The EGO Consortium was founded by CNRS (France) and INFN (Italy) in 2000, to ensure the long-term scientific exploitation of the VIRGO interferometric antenna for gravitational-wave detection, as well as to foster European collaboration in that scientific field. NIKHEF became a member of the Consortium starting in 2021. EGO is a key player in the commissioning of the VIRGO detector, its operation, maintenance and upgrades. It has created and runs a computing centre for data analysis; promotes R&D activities useful for the detection of gravitational waves; carries out other research of common interest to the members of the Virgo Collaboration in the field of gravitation; promotes cooperation in the field of experimental and theoretical gravitational-wave research in Europe.

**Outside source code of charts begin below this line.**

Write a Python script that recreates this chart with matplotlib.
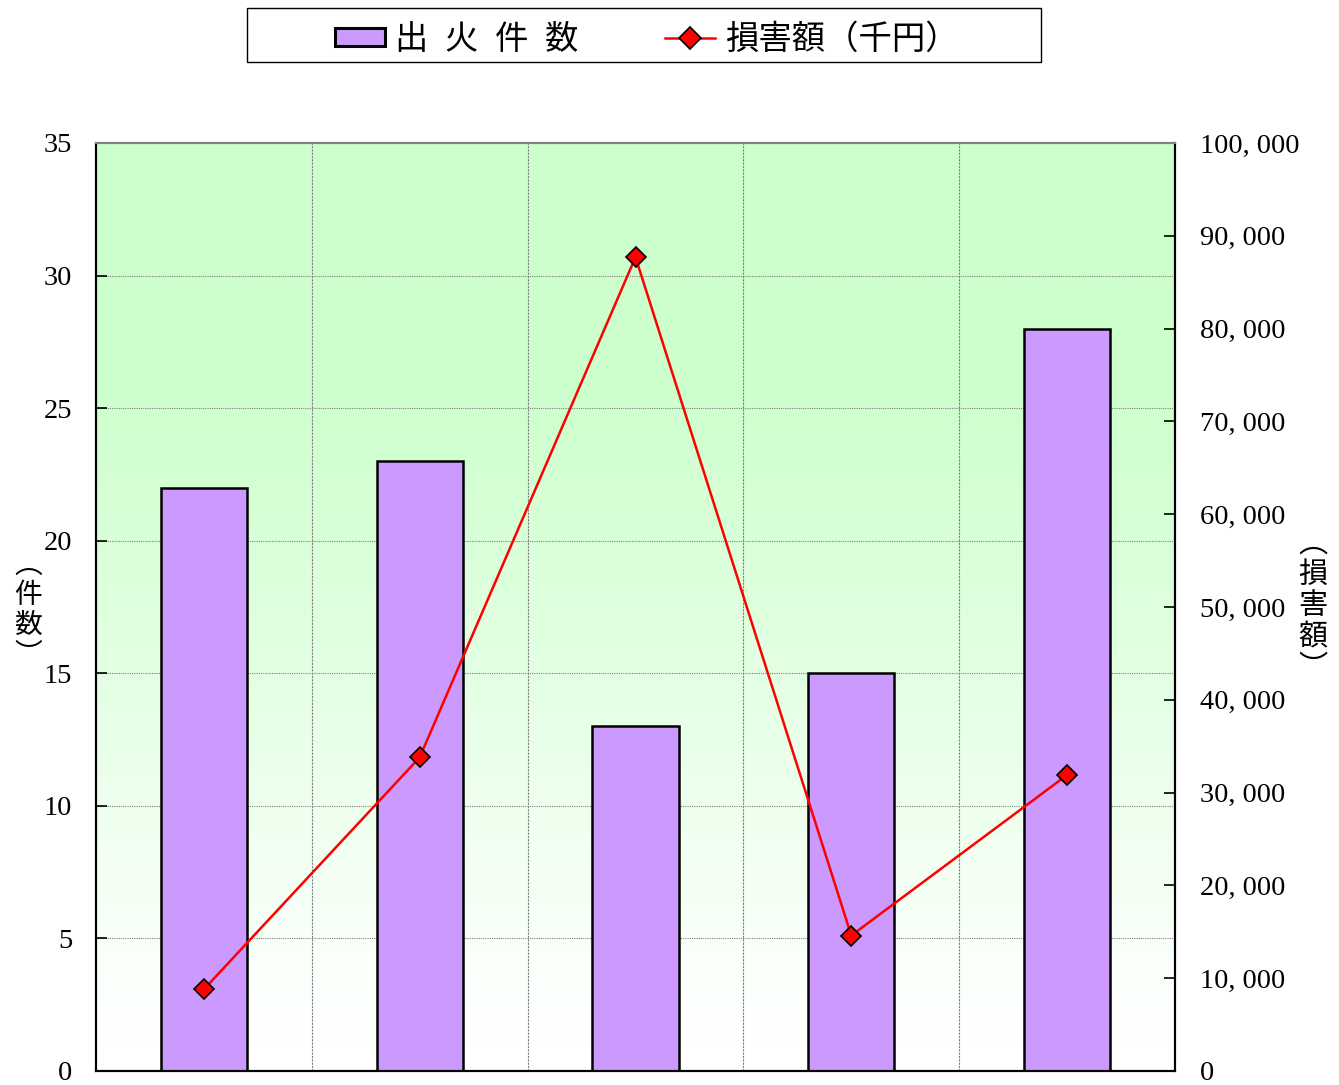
import matplotlib
matplotlib.use("Agg")
import matplotlib.pyplot as plt
import numpy as np
from matplotlib.patches import Rectangle, Patch
from matplotlib.lines import Line2D
from matplotlib.colors import LinearSegmentedColormap

# data
categories = ["A", "B", "C", "D", "E"]
fire_counts = [22, 23, 13, 15, 28]
damage_amounts = [8800, 33800, 87700, 14600, 31900]
left_ticks = [0, 5, 10, 15, 20, 25, 30, 35]
right_ticks = [0, 10000, 20000, 30000, 40000, 50000, 60000, 70000, 80000, 90000, 100000]

cjk = ["Noto Sans CJK JP", "DejaVu Sans"]
serif = "Liberation Serif"

fig = plt.figure(figsize=(13.39, 10.85), dpi=100)
ax = fig.add_axes([96/1339, 1-1071/1085, (1175-96)/1339, (1071-143)/1085])
ax2 = ax.twinx()

n = len(categories)
x = np.arange(n)
ax.set_xlim(-0.5, n-0.5)
ax.set_ylim(0, 35)
ax2.set_ylim(0, 100000)

# gradient background
grad = np.linspace(0, 1, 256).reshape(-1, 1)
cmap = LinearSegmentedColormap.from_list("g", [(0, "#ffffff"), (0.1, "#fbfffb"), (0.75, "#ccffcc"), (1, "#ccffcc")])
ax.imshow(grad, aspect="auto", cmap=cmap, origin="lower",
          extent=(-0.5, n-0.5, 0, 35), zorder=0)

# grid
for v in left_ticks[1:-1]:
    ax.axhline(v, color="#808080", lw=0.8, ls=(0, (1, 1)), zorder=1)
for b in np.arange(0.5, n-0.5, 1):
    ax.axvline(b, color="#808080", lw=0.8, ls=(0, (2, 1)), zorder=1)

ax.bar(x, fire_counts, width=0.4, color="#cc99ff", edgecolor="black", linewidth=1.8, zorder=2)
ax2.plot(x, damage_amounts, color="red", lw=1.8, marker="D", markersize=10,
         markerfacecolor="red", markeredgecolor="black", markeredgewidth=1.2, zorder=3)

ax.set_yticks(left_ticks)
ax.set_yticklabels([str(v) for v in left_ticks], fontfamily=serif, fontsize=20.5)
ax2.set_yticks(right_ticks)
ax2.set_yticklabels([("{:,}".format(v)).replace(",", ", ") for v in right_ticks], fontfamily=serif, fontsize=20.5)
ax.set_xticks(np.arange(0.5, n-0.5, 1))
ax.set_xticklabels([])
ax.tick_params(axis="y", direction="in", length=8, width=1.2, pad=17)
ax.tick_params(axis="x", direction="in", length=0)
ax2.tick_params(axis="y", direction="in", length=8, width=1.2, pad=18)

for a in (ax, ax2):
    a.spines["left"].set_linewidth(1.5)
    a.spines["right"].set_linewidth(1.5)
    a.spines["bottom"].set_linewidth(1.5)
    a.spines["top"].set_color("#808080")
    a.spines["top"].set_linewidth(1.5)
ax.set_zorder(ax2.get_zorder()-1)
ax2.patch.set_visible(False)

# axis labels (vertical text)
fig.text(28/1339, 1-610/1085, "︵\n件\n数\n︶", ha="center", va="center",
         fontsize=20, family=cjk, linespacing=1.0)
fig.text(1313/1339, 1-606/1085, "︵\n損\n害\n額\n︶", ha="center", va="center",
         fontsize=21, family=cjk, linespacing=1.05)

# legend
fig.patches.append(Rectangle((247/1339, 1-62/1085), (1041-247)/1339, (62-8)/1085,
                             transform=fig.transFigure, fill=False, edgecolor="black", lw=1.0))
handles = [Patch(facecolor="#cc99ff", edgecolor="black", linewidth=2.2),
           Line2D([0], [0], color="red", lw=1.8, marker="D", markersize=11,
                  markerfacecolor="red", markeredgecolor="black", markeredgewidth=1.2)]
fig.legend(handles, ["出\u2002火\u2002件\u2002数", "損害額（千円）"], loc="center",
           bbox_to_anchor=(647/1339, 1-39/1085), ncol=2, frameon=False,
           prop={"family": cjk, "size": 24}, columnspacing=2.6, handlelength=1.5,
           handletextpad=0.3, handleheight=0.45)

fig.savefig("out.png", dpi=100)
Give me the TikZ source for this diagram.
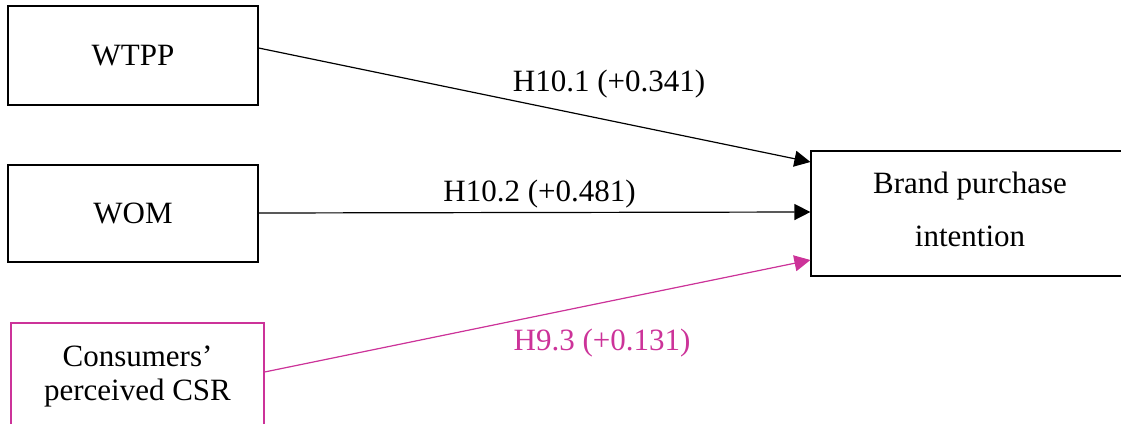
\documentclass[tikz,border=0pt]{standalone}
\usepackage{fontspec}
\setmainfont{Liberation Serif}
\usetikzlibrary{arrows.meta}
\definecolor{csrmag}{HTML}{CC3399}
\begin{document}
\begin{tikzpicture}[x=1pt,y=-1pt,
  box/.style={draw=black,line width=1.2pt,rectangle,inner sep=0pt,align=center,
    font=\fontsize{31}{36}\selectfont},
  link/.style={line width=1.2pt,-{Triangle[length=16pt,width=16pt]}},
  lab/.style={font=\fontsize{31}{36}\selectfont,inner sep=0pt}]
\clip (0,0) rectangle (1121,423);
\node[box,minimum width=250pt,minimum height=99pt] (wtpp) at (133,55.5) {WTPP};
\node[box,minimum width=250pt,minimum height=97pt] (wom) at (133,213.5) {WOM};
\node[box,draw=csrmag,minimum width=253pt,minimum height=106pt] (csr) at (137.5,376)
  {Consumers’\\[-2pt]perceived CSR};
\node[box,minimum width=318pt,minimum height=125pt] (bpi) at (970,213.5) {};
\node[lab,align=center] (bpitext) at (970,209.5) {Brand purchase\\[17pt]intention};
\draw[link] ([yshift=7.5pt]wtpp.east) -- ([yshift=51.5pt]bpi.west);
\draw[link] ([yshift=0.5pt]wom.east) -- ([yshift=1.5pt]bpi.west);
\draw[link,draw=csrmag,fill=csrmag] ([yshift=4pt]csr.east) -- ([yshift=-46.5pt]bpi.west);
\node[lab] (l1) at (609,84) {H10.1 (+0.341)};
\node[lab] (l2) at (539.5,194) {H10.2 (+0.481)};
\node[lab,text=csrmag] (l3) at (602,343) {H9.3 (+0.131)};
\end{tikzpicture}
\end{document}
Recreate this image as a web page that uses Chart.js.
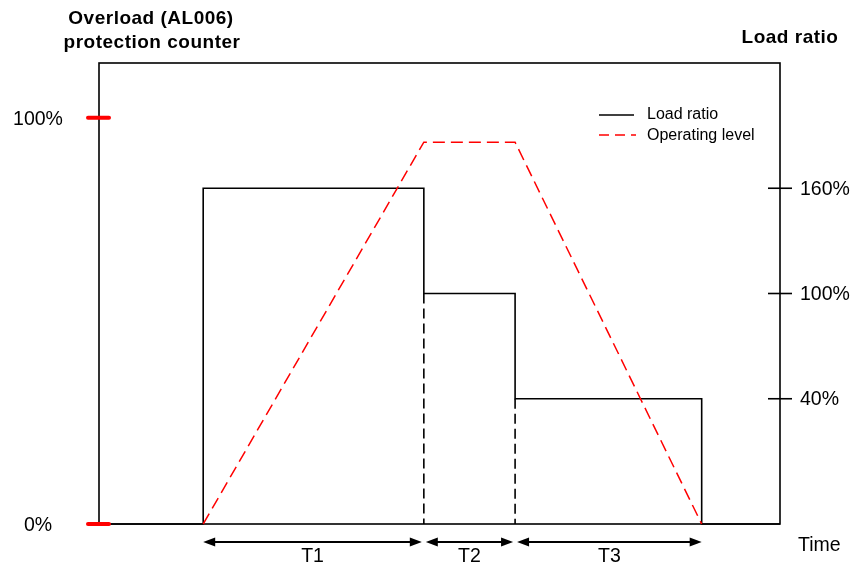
<!DOCTYPE html>
<html>
<head>
<meta charset="utf-8">
<script src="https://cdn.jsdelivr.net/npm/chart.js@4"></script>
<style>
  body { margin: 0; background: #fff; }
  #wrap { width: 852px; height: 564px; }
</style>
</head>
<body>
<div id="wrap"><canvas id="chart" width="852" height="564"></canvas></div>
<script>
// Time axis runs 0..100 across the box (schematic, no real units)
const timeRange = [0, 100];
const phaseBounds = [15.3, 47.7, 61.1, 88.5];
const phaseLabels = ['T1', 'T2', 'T3'];

// Load ratio (right axis) held during each phase
const loadLevels = [160, 100, 40];
const ratioRange = [-31.4, 231.4];
const ratioTicks = [160, 100, 40];
const ratioTickLabels = ['160%', '100%', '40%'];

// Overload protection counter (left axis)
const operatingPeak = 94;
const counterRange = [0, 113.5];
const counterTicks = [100, 0];
const counterTickLabels = ['100%', '0%'];

const FONT = '"Liberation Sans", Arial, sans-serif';

// build the step line for the load ratio
const base = ratioRange[0];
const loadLine = [{ x: timeRange[0], y: base }, { x: phaseBounds[0], y: base }];
loadLevels.forEach((lv, i) => {
    loadLine.push({ x: phaseBounds[i], y: lv }, { x: phaseBounds[i + 1], y: lv });
});
loadLine.push({ x: phaseBounds[3], y: base }, { x: timeRange[1], y: base });

// dashed drops below the lower steps
const dropLines = [];
[1, 2].forEach(i => {
    dropLines.push({ x: phaseBounds[i], y: loadLevels[i] }, { x: phaseBounds[i], y: base }, { x: phaseBounds[i], y: null });
});

const operatingLine = [
    { x: phaseBounds[0], y: 0 },
    { x: phaseBounds[1], y: operatingPeak },
    { x: phaseBounds[2], y: operatingPeak },
    { x: phaseBounds[3], y: 0 }
];

function arrowHead(ctx, x, y, dir) {
    ctx.beginPath();
    ctx.moveTo(x, y);
    ctx.lineTo(x + dir * 12, y - 4.5);
    ctx.lineTo(x + dir * 12, y + 4.5);
    ctx.closePath();
    ctx.fill();
}

const decor = {
    id: 'decor',
    beforeDatasetsDraw(chart) {
        const { ctx, chartArea: a } = chart;
        ctx.save();
        ctx.strokeStyle = '#000';
        ctx.lineWidth = 1.6;
        ctx.strokeRect(a.left, a.top, a.right - a.left, a.bottom - a.top);
        ctx.restore();
    },
    afterDatasetsDraw(chart) {
        const { ctx, chartArea: a, scales } = chart;
        const yL = scales.yL, yR = scales.yR, x = scales.x;
        ctx.save();

        // left axis: red ticks and labels
        ctx.strokeStyle = '#ff0000';
        ctx.lineWidth = 4;
        ctx.lineCap = 'round';
        ctx.fillStyle = '#000';
        ctx.font = '19.5px ' + FONT;
        ctx.textAlign = 'center';
        ctx.textBaseline = 'middle';
        counterTicks.forEach((v, i) => {
            const py = yL.getPixelForValue(v);
            ctx.beginPath();
            ctx.moveTo(a.left - 11, py);
            ctx.lineTo(a.left + 10, py);
            ctx.stroke();
            ctx.fillText(counterTickLabels[i], 38, py + 2);
        });

        // right axis: black ticks crossing the border
        ctx.strokeStyle = '#000';
        ctx.lineWidth = 1.6;
        ctx.lineCap = 'butt';
        ctx.textAlign = 'left';
        ratioTicks.forEach((v, i) => {
            const py = yR.getPixelForValue(v);
            ctx.beginPath();
            ctx.moveTo(a.right - 12, py);
            ctx.lineTo(a.right + 12, py);
            ctx.stroke();
            ctx.fillText(ratioTickLabels[i], a.right + 20, py + 1);
        });

        // axis titles
        ctx.font = 'bold 19px ' + FONT;
        ctx.letterSpacing = '0.5px';
        ctx.textAlign = 'center';
        ctx.fillText('Overload (AL006)', 151, 19);
        ctx.fillText('protection counter', 152, 43);
        ctx.fillText('Load ratio', 790, 38);
        ctx.letterSpacing = '0px';

        // legend inside the box
        const lx = 599, lx2 = 634;
        ctx.lineWidth = 1.5;
        ctx.strokeStyle = '#000';
        ctx.beginPath(); ctx.moveTo(lx, 115); ctx.lineTo(lx2, 115); ctx.stroke();
        ctx.strokeStyle = '#ff0000';
        ctx.setLineDash([10, 6]);
        ctx.beginPath(); ctx.moveTo(lx, 135); ctx.lineTo(lx2 + 2, 135); ctx.stroke();
        ctx.setLineDash([]);
        ctx.font = '16px ' + FONT;
        ctx.textAlign = 'left';
        ctx.fillText('Load ratio', 647, 115);
        ctx.fillText('Operating level', 647, 136);

        // phase arrows under the box
        const ay = a.bottom + 18;
        ctx.strokeStyle = '#000';
        ctx.fillStyle = '#000';
        ctx.lineWidth = 2;
        ctx.font = '19.5px ' + FONT;
        ctx.textAlign = 'center';
        phaseLabels.forEach((lab, i) => {
            const x1 = x.getPixelForValue(phaseBounds[i]) + (i ? 2 : 0);
            const x2 = x.getPixelForValue(phaseBounds[i + 1]) - (i < 2 ? 2 : 0);
            ctx.beginPath();
            ctx.moveTo(x1 + 8, ay);
            ctx.lineTo(x2 - 8, ay);
            ctx.stroke();
            arrowHead(ctx, x1, ay, 1);
            arrowHead(ctx, x2, ay, -1);
            ctx.fillText(lab, (x1 + x2) / 2, ay + 15);
        });
        ctx.textAlign = 'left';
        ctx.fillText('Time', 798, 546);

        ctx.restore();
    }
};

const ctx = document.getElementById('chart').getContext('2d');
const chart = new Chart(ctx, {
    type: 'line',
    data: {
        datasets: [
            {
                label: 'Operating level',
                data: operatingLine,
                yAxisID: 'yL',
                borderColor: '#ff0000',
                borderWidth: 1.5,
                borderDash: [12, 6],
                pointRadius: 0,
                fill: false,
                clip: false,
                order: 0
            },
            {
                label: 'Load ratio',
                data: loadLine,
                yAxisID: 'yR',
                borderColor: '#000',
                borderWidth: 1.6,
                pointRadius: 0,
                fill: false,
                clip: false,
                order: 1
            },
            {
                label: 'drop',
                data: dropLines,
                yAxisID: 'yR',
                borderColor: '#000',
                borderWidth: 1.6,
                borderDash: [10, 5],
                pointRadius: 0,
                spanGaps: false,
                fill: false,
                clip: false,
                order: 2
            }
        ]
    },
    options: {
        responsive: false,
        animation: false,
        events: [],
        layout: { padding: { left: 99, right: 72, top: 63, bottom: 40 } },
        scales: {
            x: { type: 'linear', min: timeRange[0], max: timeRange[1], display: false },
            yL: { type: 'linear', position: 'left', min: counterRange[0], max: counterRange[1], display: false },
            yR: { type: 'linear', position: 'right', min: ratioRange[0], max: ratioRange[1], display: false }
        },
        plugins: {
            legend: { display: false },
            tooltip: { enabled: false }
        }
    },
    plugins: [decor]
});
</script>
</body>
</html>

Services currently offered by the infrastructure: EGO in collaboration with the Virgo Collaboration, the University of Pisa, the Scuola Normale, the INFN and INGV in Pisa, will offer access to advanced approaches for: (a) analysis of new sensor networks (robotic grids, fibre networks, seismological and atmospheric detectors) for the of suppression of noise and environmental monitoring of current and next-generation gravitational-wave detectors and interdisciplinary applications (seismology, atmospheric science, ecology); (b) data-quality and detector-characterisation techniques for gravitational-wave detectors; including data-intelligence techniques (e.g. “glitch” characterisation, “tendency” follow-up, semi-automatic detection through correlation of cause and effect) ; (c) development of a low-latency-alert framework for multi-messenger astronomy searches; (d) use of machine and deep learning for gravitational-wave analysis, improving signal-to-noise ratio with innovative solutions for the common analysis of the data of GW detectors and high-energy astrophysics instruments.